OK, stepping down off of my soapbox now.


  1. I’ll add one more field to the list: Engineering. I just finished the first draft of a paper I’m presenting at SPIE in July. One of my citations was an SPIE paper I’d presented in 2010. It was infinitely easier to pop over to the library and flip through our paper copy of the proceedings than it was to use the SPIE online search form. FOR MY OWN PAPER!

    Two other anecdotes along these lines: Fifteen (or twenty?) years ago, I was working with a group that was etching diffraction gratings out of monocrystalline silicon. We used chunks of silicon that didn’t fit the form factor used by the microelectronics industry, so we had to design and fabricate all of our own equipment. The latest greatest research was good to read, but it was the papers from the 80’s and the 70’s and the 60’s when these materials were first being used that really made the difference. I pulled well over a hundred papers from our library during the course of our research. Without those papers we would have been lost.

    The last one: It’s not just the journals that need to be considered here. Occasionally someone in a field will set time aside to write a book that covers the state of the art at that point in time. These can become invaluable references. For my part, Colvin and Stanley’s book on gear cutting and Teuschold’s book on gear tooth form design are my go-to references. These were written in the first half of the 20th century, almost a hundred years ago. Just because it isn’t cutting edge doesn’t mean it’s not used.

    Your point about reading Science is very well taken, by the way. I’m looking forward to presenting that paper I just finished at SPIE in July. But even more I’m looking forward to seeing everyone else’s papers. Chances are I’ll never work on high energy and microwave instrumentation. But you never know when you’ll see something in someone else’s work and say, “Hey! I never thought of that!” I agree with you that cross-disciplinary thinking often leads to the best discoveries. If we can’t find ways to foster that, we lose it.

  2. Creative people are inventing new technology. This is changing how people read, which is influencing how publishers and educators operate. They want to meet customer demand. When there is a demand someone will figure out how to supply. Libraries are not just about books. They are about protecting knowledge and providing a way to disseminate it. I believe libraries will continue to do what they do. They are just evolving.
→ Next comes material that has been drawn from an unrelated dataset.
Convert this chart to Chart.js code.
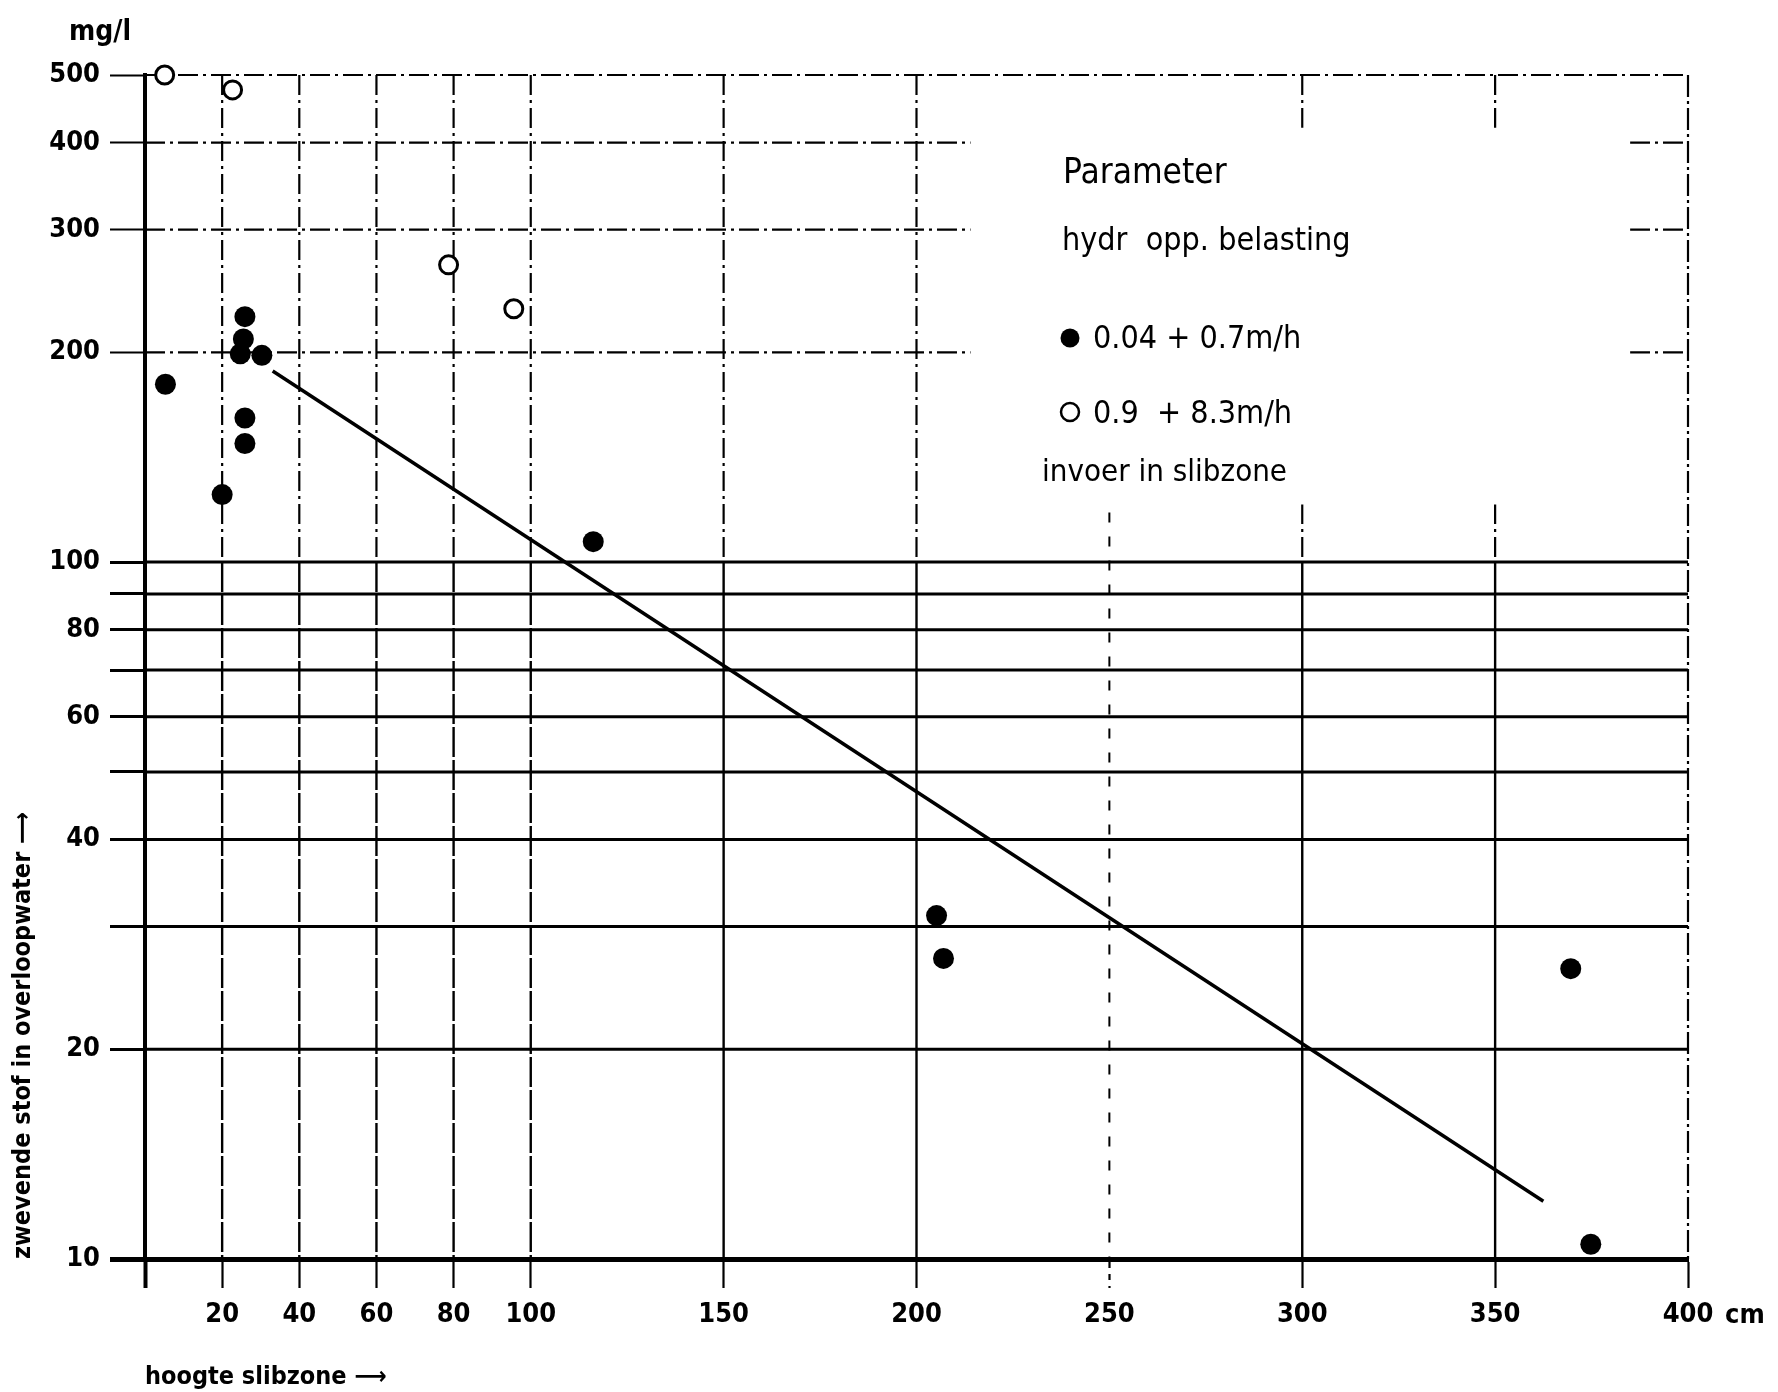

    • Yes and no. For example, I absolutely adore my kindle. I can deal with reading things in pdf form. Libraries *are* about books, in the sense that the books hold the knowledge. Yeah, I can get much of what is in the library by searching keywords online. But that’s only if I know what keywords to search. That was my main point. The ability to “browse” and look through things is something I’ve found exists *only* in the physical form. Sadly, the demand is there, the $$s are not. My school is closing libraries left and right, including ones of international renown, not because we aren’t using them (we use them heavily), but because the administrators (the ones with the $$s but not the consumers) decided that there’s no use for them anymore. And that DOES stifle research. Until someone invents a technology wherein I can flip through an entire digital book and browse through it, then look on the “shelf” at the stuff nearby, libraries will be important.

  3. I am a bibliophile, and my heart breaks at the closure of so many libraries. I understand the new technologies and how they help so many, but I mourn the thought of closing bookstores and books abandoned by the crate.

    Thank you for investigating a topic dear to my heart.

  4. You can consider me as an academia person myself. In my field, we emphasize on up to date evidence. For any national and international conference presentation proposals, 5 years is basically the cut off point for journals, books, and web sites. (Of course, we can add in historical sources once the proposal is accepted.)

    Same goes with teaching a class in my field. I consciously was picking journal articles and books that are no more than 5 years old. Considering autism is widely researched, I sure will get criticized on using articles that are more than 5 years old… as OT schools are supposed to set good examples in evidence based practice.